The self-organizing maps also help identify the potential for especially high-risk situations involving a plume of hazardous material moving over a populated area. A plume is likely to be more concentrated when wind speed is too low to disperse it. GCAT has an option to pick out days in which wind speeds are low and then apply self-organizing maps to identify and categorize dangerous plume events.

“Our focus is designing these tools in a way that is as useful as possible for decision makers who need information quickly on a range of situations,” said Alessandrini. “The bottom line is these are systems that, anywhere in the world, are vital for our security.”

Additional national security projects

GCAT is just one of several projects that NSF NCAR is conducting for the U.S. military. Others include:

A system to rapidly track the accidental or deliberate release of airborne toxins. The system, funded by the Defense Threat Reduction Agency, involves running inverse computer simulations that reverse local winds from sites that have detected a hypothetical toxin. These so-called backward plume simulations are then compared with more than 1,500 forward plume simulations, developed with a type of machine learning model known as a neural network. The result can enable emergency responders in the field to almost instantaneously locate the source of the plume.

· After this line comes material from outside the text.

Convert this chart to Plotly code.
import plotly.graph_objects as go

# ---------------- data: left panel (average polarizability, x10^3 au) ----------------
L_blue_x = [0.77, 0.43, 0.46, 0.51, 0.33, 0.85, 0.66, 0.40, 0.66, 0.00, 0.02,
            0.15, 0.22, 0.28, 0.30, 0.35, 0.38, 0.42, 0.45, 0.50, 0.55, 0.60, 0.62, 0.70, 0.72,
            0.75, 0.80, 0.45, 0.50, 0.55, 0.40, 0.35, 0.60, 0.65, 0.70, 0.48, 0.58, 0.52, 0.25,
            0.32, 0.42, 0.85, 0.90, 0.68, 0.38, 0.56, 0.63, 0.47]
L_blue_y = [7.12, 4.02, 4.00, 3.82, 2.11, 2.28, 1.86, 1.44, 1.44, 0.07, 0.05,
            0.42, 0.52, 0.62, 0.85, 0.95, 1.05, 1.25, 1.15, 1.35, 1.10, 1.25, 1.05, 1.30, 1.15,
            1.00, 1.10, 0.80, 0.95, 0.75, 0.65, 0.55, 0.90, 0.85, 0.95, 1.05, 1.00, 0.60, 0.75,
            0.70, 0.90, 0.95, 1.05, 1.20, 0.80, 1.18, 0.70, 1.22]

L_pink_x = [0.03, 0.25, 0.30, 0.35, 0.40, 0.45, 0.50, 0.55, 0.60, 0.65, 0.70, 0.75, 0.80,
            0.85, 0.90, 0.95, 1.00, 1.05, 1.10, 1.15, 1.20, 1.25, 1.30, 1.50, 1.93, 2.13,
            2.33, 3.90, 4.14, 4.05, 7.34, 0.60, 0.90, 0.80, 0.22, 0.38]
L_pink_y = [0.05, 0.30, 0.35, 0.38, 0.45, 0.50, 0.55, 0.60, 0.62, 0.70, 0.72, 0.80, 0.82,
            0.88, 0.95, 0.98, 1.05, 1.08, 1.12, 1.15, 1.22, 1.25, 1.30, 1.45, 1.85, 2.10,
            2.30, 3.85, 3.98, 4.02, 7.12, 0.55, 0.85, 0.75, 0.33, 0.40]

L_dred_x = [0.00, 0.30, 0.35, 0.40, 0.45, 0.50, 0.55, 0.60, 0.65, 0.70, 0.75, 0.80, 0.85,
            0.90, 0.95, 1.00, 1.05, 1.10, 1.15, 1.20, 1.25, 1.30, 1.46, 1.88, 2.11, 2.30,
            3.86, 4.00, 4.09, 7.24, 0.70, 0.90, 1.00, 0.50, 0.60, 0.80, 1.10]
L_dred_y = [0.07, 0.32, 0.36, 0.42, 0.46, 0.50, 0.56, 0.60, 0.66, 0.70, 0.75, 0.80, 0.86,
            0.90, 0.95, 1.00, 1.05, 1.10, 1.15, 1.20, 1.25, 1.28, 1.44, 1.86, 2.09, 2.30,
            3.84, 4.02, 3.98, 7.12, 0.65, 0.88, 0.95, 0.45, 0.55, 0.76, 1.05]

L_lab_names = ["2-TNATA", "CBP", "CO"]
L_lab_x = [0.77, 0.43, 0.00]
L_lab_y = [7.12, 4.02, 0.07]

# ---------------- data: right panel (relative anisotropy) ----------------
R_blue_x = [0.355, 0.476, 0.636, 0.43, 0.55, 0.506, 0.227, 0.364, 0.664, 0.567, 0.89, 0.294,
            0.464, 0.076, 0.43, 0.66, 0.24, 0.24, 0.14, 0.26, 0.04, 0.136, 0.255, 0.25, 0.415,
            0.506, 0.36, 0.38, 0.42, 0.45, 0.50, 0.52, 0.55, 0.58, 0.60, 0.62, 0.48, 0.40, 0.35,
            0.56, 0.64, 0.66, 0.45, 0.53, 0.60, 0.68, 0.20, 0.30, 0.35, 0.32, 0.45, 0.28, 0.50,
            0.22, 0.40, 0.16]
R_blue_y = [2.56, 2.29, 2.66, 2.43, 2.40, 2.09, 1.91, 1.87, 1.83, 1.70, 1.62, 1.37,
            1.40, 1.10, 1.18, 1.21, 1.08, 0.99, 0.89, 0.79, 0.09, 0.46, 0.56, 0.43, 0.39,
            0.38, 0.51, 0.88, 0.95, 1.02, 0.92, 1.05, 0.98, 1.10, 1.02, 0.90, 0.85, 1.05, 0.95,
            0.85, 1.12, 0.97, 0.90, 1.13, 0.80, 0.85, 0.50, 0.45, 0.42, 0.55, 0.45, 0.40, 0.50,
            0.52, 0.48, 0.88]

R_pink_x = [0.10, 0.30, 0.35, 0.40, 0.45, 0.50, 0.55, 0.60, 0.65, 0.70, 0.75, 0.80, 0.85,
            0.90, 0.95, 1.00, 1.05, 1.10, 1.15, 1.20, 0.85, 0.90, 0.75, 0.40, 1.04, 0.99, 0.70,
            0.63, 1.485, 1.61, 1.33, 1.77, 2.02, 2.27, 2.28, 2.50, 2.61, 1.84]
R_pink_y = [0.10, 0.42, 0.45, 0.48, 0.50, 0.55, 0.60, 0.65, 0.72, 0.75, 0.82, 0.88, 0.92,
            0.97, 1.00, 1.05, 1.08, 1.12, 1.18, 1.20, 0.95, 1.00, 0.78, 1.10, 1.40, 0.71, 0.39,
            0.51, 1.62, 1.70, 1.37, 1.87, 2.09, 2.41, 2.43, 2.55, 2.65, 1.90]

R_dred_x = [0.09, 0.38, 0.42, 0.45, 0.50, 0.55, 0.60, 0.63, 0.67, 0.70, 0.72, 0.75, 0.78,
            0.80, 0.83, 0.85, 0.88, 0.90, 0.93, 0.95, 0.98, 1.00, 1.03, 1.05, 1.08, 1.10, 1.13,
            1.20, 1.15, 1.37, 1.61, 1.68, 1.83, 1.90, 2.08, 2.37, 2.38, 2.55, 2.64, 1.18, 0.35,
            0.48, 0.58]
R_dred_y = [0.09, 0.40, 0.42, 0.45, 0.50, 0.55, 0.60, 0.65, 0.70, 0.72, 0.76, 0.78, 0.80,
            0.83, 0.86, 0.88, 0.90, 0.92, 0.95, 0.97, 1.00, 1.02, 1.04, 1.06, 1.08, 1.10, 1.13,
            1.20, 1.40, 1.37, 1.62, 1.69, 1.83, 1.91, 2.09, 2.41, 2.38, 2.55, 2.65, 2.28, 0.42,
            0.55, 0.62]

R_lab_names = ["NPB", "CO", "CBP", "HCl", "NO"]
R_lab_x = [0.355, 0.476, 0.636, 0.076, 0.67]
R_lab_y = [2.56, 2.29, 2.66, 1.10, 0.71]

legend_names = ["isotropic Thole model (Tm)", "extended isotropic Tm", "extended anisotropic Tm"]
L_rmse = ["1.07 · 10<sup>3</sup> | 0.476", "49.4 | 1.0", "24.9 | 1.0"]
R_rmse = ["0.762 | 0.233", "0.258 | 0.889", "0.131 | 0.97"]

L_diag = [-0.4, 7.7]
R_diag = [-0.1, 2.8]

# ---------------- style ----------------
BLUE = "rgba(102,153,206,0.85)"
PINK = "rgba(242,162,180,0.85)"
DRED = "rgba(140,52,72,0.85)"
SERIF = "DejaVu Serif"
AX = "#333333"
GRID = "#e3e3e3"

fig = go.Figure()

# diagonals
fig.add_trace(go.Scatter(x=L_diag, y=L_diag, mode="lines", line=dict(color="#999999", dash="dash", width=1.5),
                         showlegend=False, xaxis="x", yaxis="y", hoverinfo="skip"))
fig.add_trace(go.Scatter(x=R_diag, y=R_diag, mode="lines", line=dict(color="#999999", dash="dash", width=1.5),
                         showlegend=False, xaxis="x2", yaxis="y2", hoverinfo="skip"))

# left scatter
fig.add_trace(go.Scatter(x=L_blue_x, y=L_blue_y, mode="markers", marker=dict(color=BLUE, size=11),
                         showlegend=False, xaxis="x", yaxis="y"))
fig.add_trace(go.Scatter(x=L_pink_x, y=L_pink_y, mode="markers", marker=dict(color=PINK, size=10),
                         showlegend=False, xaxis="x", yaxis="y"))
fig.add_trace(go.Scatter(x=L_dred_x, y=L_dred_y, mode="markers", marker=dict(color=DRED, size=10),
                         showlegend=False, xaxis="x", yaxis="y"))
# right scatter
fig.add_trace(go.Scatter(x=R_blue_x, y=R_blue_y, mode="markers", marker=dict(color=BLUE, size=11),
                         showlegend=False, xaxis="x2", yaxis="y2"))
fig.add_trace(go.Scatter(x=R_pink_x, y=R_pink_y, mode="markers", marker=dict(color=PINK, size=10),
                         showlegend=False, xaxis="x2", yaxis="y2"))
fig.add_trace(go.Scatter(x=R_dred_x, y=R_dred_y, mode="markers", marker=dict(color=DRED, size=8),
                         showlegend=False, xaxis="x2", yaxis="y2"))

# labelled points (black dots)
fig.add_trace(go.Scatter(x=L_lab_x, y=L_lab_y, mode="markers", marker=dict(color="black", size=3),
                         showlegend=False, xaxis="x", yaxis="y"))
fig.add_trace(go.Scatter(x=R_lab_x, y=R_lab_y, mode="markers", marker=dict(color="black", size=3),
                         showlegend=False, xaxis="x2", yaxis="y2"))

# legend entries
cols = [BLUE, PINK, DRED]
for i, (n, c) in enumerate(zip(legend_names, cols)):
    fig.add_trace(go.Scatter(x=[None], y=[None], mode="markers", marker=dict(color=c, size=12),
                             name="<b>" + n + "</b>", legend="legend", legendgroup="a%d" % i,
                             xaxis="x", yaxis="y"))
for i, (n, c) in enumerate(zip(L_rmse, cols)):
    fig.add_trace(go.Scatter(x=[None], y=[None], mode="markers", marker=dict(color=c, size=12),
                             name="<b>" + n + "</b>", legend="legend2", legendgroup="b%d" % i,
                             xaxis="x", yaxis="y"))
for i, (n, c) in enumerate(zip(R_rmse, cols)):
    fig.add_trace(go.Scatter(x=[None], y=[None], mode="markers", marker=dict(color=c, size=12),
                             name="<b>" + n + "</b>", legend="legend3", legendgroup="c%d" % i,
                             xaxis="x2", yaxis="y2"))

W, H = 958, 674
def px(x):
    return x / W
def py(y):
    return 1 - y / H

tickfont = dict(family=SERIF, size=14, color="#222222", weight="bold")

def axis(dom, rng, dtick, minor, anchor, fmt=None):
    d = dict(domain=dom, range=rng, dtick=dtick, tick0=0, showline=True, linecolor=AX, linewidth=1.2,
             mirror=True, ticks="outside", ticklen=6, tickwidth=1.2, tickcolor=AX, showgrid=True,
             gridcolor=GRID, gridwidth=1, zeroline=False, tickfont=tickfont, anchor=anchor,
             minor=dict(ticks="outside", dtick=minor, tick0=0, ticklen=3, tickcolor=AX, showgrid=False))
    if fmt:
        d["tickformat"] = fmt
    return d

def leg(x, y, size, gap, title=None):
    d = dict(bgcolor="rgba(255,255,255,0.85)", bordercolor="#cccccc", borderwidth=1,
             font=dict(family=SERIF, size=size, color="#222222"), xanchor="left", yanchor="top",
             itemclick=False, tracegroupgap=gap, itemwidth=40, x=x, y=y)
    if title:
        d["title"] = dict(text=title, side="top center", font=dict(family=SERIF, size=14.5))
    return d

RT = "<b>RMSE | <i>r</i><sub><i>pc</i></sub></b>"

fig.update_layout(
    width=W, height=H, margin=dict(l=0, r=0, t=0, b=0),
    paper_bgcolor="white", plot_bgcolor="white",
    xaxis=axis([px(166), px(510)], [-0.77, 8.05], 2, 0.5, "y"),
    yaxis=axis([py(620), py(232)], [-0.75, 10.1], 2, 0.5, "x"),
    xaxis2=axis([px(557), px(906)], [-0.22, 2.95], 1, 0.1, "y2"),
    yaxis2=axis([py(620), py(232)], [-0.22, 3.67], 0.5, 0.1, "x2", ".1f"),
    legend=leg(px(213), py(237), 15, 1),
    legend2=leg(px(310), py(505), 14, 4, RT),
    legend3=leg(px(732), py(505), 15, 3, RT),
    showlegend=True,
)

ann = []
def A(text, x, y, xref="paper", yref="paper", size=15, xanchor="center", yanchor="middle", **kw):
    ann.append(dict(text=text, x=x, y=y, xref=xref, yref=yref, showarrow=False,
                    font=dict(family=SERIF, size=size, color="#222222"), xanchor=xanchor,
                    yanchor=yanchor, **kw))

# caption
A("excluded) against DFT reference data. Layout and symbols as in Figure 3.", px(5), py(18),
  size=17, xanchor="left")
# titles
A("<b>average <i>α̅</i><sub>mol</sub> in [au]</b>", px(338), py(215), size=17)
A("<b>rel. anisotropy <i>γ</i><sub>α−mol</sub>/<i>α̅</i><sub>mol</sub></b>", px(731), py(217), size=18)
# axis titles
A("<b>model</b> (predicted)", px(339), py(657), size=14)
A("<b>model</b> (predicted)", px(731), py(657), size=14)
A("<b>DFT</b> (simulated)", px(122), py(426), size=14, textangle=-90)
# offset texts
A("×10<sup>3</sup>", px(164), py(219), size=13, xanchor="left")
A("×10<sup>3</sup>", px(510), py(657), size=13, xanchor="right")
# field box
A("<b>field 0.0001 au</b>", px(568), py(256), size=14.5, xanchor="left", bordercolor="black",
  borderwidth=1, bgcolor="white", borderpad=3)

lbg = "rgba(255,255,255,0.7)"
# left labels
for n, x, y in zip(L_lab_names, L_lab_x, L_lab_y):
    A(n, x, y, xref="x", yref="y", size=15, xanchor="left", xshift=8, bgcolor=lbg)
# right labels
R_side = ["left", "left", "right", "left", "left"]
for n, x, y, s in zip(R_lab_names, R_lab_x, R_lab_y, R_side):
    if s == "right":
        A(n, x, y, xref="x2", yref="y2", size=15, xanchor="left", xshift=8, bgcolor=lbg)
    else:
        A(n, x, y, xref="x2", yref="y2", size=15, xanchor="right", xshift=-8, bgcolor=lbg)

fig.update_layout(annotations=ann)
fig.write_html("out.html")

A long-time collaboration with the U.S. Army to improve forecasts at Army test ranges. NSF NCAR scientists and engineers developed a new meteorological support infrastructure called Four-Dimensional Weather (4DWX) that is so advanced it can enable predictions of atmospheric conditions on spatial scales less than a city block. The project has allowed the Army to evaluate the effectiveness of weapons systems in a broad range of atmospheric conditions and saved millions of dollars by minimizing last-minute test cancellations due to unfavorable weather.

Increasing the resilience of Space Force infrastructure to weather and climate hazards. Collaborating with Aerospace Corporation, scientists developed a prototype methodology to assess risk to individual Space Force installations, such as Cape Canaveral Space Force Station in Florida and Vandenberg Space Force Base in California. The scientists highlighted how extreme weather or other atmospheric hazards such as wildfire smoke could directly impact the base as well as the ability of key personnel to reach their posts. Scientists are also working to advance predictions of conditions in the outer atmosphere, a key region for satellites and communication and navigation systems.